== INPUT DATA ==
▶
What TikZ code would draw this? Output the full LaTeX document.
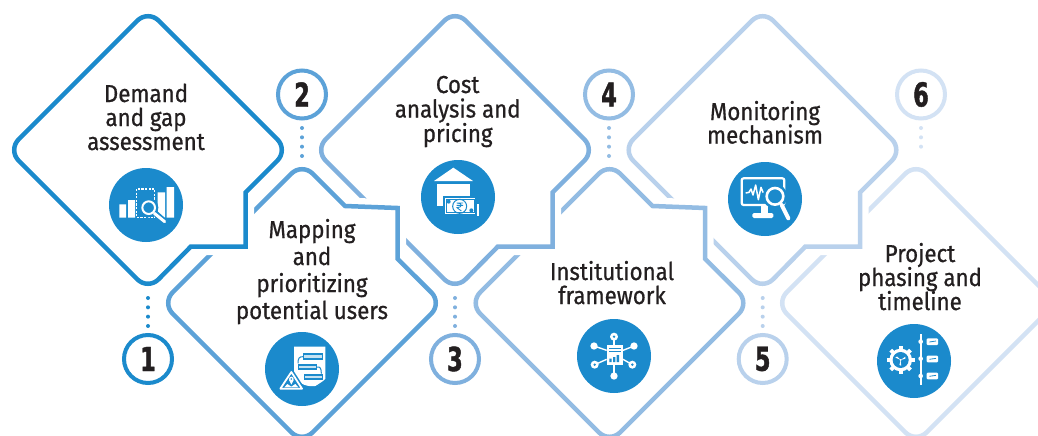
◀
▶
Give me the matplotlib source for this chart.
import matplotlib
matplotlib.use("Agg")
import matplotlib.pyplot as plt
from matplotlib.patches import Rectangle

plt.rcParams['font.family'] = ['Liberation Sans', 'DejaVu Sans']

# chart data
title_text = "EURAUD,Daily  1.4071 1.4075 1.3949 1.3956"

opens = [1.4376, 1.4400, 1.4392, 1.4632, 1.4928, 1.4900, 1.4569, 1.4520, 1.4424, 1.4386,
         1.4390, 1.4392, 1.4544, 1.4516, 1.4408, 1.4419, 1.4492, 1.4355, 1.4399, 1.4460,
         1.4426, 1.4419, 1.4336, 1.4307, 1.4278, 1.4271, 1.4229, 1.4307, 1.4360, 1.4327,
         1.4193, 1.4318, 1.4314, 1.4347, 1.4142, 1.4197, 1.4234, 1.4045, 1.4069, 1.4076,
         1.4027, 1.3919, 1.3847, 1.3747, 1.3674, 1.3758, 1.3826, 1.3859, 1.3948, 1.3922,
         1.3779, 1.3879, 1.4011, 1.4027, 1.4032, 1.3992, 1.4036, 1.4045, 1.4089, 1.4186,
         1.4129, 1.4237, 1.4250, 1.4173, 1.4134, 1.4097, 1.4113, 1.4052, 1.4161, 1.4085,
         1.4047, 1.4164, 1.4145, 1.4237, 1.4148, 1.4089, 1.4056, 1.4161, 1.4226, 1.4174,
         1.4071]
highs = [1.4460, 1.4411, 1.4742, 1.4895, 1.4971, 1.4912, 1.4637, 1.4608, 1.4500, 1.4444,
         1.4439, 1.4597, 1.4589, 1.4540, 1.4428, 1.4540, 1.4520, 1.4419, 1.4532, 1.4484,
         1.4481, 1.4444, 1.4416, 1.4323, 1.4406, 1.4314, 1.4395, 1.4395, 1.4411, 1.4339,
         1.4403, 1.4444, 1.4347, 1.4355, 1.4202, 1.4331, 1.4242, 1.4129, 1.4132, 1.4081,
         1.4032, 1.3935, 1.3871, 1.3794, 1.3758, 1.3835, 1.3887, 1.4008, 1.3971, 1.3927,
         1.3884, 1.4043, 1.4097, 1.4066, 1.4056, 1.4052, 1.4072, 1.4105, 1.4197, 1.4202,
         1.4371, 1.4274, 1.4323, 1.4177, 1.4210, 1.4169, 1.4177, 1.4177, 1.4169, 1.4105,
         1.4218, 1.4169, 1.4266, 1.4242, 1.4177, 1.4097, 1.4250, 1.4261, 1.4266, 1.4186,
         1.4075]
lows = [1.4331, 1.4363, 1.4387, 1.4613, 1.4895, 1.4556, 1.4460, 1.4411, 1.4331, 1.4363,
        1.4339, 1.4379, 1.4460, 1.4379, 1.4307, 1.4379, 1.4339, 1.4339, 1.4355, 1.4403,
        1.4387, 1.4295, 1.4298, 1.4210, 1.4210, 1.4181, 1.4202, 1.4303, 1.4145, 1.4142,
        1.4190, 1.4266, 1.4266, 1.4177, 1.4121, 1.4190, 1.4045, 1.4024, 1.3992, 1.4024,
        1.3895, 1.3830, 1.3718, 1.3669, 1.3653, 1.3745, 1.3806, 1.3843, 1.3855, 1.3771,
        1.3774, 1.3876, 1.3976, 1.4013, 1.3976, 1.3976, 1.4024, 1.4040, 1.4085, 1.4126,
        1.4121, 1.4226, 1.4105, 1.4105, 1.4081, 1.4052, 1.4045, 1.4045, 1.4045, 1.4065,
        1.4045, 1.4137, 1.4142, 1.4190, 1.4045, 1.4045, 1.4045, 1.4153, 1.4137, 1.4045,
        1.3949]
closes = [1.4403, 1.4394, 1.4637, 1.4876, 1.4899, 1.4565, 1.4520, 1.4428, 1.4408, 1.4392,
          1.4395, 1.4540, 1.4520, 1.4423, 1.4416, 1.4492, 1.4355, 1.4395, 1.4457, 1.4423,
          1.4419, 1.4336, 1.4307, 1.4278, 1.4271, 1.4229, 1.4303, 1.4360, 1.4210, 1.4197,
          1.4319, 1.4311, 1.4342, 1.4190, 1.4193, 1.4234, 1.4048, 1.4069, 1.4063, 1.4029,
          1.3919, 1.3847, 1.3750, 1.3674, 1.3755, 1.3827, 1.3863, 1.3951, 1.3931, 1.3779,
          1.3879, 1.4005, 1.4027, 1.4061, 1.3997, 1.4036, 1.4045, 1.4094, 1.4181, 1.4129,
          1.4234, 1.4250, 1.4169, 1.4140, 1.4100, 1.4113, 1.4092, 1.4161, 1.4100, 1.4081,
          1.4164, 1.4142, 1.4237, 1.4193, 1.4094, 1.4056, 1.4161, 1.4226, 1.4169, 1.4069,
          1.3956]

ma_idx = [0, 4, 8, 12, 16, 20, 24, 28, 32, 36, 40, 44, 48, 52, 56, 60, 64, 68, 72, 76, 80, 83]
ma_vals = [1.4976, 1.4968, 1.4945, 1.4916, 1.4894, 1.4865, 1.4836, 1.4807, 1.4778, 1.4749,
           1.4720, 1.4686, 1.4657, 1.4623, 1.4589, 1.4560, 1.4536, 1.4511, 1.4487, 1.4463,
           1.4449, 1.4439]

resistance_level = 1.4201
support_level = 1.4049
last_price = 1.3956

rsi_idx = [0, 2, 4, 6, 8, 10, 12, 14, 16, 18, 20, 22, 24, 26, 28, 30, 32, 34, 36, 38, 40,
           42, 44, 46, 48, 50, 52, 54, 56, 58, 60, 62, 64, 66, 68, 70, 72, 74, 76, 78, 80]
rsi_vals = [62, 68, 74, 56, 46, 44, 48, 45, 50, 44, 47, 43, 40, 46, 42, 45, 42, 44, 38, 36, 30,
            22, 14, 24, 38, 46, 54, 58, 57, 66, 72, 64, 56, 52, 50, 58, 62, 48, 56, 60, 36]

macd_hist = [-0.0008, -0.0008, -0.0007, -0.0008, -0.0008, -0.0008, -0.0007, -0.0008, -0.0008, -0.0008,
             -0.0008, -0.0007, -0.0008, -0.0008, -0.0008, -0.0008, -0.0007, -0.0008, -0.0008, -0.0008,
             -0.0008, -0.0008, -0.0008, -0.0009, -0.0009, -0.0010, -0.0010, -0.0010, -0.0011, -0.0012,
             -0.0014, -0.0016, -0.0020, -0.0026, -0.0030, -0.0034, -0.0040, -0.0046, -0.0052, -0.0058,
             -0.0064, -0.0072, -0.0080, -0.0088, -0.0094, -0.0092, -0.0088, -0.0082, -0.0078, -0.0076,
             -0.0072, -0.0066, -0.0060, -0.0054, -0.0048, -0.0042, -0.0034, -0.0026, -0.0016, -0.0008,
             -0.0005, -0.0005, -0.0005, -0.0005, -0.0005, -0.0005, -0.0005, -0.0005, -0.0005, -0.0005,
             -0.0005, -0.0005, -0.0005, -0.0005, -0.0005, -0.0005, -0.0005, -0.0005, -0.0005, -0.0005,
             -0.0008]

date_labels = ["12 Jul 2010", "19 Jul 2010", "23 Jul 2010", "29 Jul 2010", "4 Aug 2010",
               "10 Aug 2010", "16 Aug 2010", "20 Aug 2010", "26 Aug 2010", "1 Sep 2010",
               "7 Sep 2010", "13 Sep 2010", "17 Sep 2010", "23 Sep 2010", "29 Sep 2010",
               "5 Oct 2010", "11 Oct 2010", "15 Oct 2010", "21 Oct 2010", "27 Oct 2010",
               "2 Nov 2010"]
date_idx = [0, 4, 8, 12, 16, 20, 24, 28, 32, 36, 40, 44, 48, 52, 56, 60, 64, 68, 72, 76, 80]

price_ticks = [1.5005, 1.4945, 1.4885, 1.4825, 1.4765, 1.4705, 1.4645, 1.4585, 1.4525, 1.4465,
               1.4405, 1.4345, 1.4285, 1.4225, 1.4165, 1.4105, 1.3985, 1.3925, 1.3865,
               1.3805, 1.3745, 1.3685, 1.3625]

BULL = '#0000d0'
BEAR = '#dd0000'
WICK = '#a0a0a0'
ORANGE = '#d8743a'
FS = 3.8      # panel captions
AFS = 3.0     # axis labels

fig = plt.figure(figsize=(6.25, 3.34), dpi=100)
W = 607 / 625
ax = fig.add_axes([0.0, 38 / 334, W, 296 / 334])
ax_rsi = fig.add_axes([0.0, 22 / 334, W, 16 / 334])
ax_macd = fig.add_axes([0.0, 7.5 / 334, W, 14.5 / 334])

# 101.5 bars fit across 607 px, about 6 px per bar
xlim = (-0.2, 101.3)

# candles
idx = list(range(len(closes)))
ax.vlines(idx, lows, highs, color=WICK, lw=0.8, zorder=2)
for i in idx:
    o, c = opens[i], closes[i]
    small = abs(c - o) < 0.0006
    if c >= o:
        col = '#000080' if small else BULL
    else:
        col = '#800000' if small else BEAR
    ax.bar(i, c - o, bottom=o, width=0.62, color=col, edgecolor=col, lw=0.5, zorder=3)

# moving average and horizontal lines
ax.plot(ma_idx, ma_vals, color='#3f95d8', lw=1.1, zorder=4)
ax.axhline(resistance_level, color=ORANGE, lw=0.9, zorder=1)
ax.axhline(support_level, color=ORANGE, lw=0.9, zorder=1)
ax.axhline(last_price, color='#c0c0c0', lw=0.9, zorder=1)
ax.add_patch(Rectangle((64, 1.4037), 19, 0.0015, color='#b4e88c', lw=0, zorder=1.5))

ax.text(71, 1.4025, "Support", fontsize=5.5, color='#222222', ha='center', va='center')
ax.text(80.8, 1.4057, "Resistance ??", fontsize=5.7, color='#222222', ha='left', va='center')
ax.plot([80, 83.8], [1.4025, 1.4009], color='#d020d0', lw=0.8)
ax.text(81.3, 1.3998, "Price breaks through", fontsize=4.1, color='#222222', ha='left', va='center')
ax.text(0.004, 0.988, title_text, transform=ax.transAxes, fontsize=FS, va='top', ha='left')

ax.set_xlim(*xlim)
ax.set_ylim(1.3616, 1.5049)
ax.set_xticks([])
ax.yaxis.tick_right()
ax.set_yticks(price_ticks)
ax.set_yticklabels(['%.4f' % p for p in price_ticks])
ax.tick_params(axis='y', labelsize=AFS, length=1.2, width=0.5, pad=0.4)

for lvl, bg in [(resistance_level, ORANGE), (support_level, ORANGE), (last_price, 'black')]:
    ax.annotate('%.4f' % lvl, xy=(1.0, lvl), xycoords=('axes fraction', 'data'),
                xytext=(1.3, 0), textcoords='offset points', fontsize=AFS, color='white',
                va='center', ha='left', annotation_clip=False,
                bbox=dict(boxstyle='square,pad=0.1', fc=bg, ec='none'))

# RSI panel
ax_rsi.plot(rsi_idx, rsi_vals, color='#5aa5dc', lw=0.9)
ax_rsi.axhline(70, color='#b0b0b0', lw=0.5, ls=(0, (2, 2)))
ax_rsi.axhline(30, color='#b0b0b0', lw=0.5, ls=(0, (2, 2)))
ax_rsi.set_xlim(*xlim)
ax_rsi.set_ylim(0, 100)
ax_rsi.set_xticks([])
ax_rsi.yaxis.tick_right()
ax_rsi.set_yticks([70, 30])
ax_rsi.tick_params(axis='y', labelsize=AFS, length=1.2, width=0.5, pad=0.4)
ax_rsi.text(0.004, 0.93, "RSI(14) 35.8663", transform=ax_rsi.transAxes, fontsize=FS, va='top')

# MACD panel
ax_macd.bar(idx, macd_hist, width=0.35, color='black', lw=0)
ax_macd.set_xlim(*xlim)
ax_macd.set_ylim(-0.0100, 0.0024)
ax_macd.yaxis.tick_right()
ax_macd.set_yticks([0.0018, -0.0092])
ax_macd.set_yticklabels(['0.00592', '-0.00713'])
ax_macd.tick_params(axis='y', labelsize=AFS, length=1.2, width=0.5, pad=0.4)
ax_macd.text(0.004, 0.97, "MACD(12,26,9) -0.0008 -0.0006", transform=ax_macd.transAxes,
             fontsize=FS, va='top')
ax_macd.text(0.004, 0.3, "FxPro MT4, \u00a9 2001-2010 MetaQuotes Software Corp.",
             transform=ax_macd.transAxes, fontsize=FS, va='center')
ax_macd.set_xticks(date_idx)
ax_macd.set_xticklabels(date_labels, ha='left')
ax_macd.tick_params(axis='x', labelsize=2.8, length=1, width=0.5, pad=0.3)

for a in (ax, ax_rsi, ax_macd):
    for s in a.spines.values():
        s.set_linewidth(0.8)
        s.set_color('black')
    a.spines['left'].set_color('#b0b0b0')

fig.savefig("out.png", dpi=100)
◀
== DO THIS ==
Print the lines from the line with "Give me the matplotlib source for this chart." to the line with "1.4071 1.4075 1.3949" exactly, and print nothing else. Both of those lines are included.

== WORKED ANSWER ==
Give me the matplotlib source for this chart.
import matplotlib
matplotlib.use("Agg")
import matplotlib.pyplot as plt
from matplotlib.patches import Rectangle

plt.rcParams['font.family'] = ['Liberation Sans', 'DejaVu Sans']

# chart data
title_text = "EURAUD,Daily  1.4071 1.4075 1.3949 1.3956"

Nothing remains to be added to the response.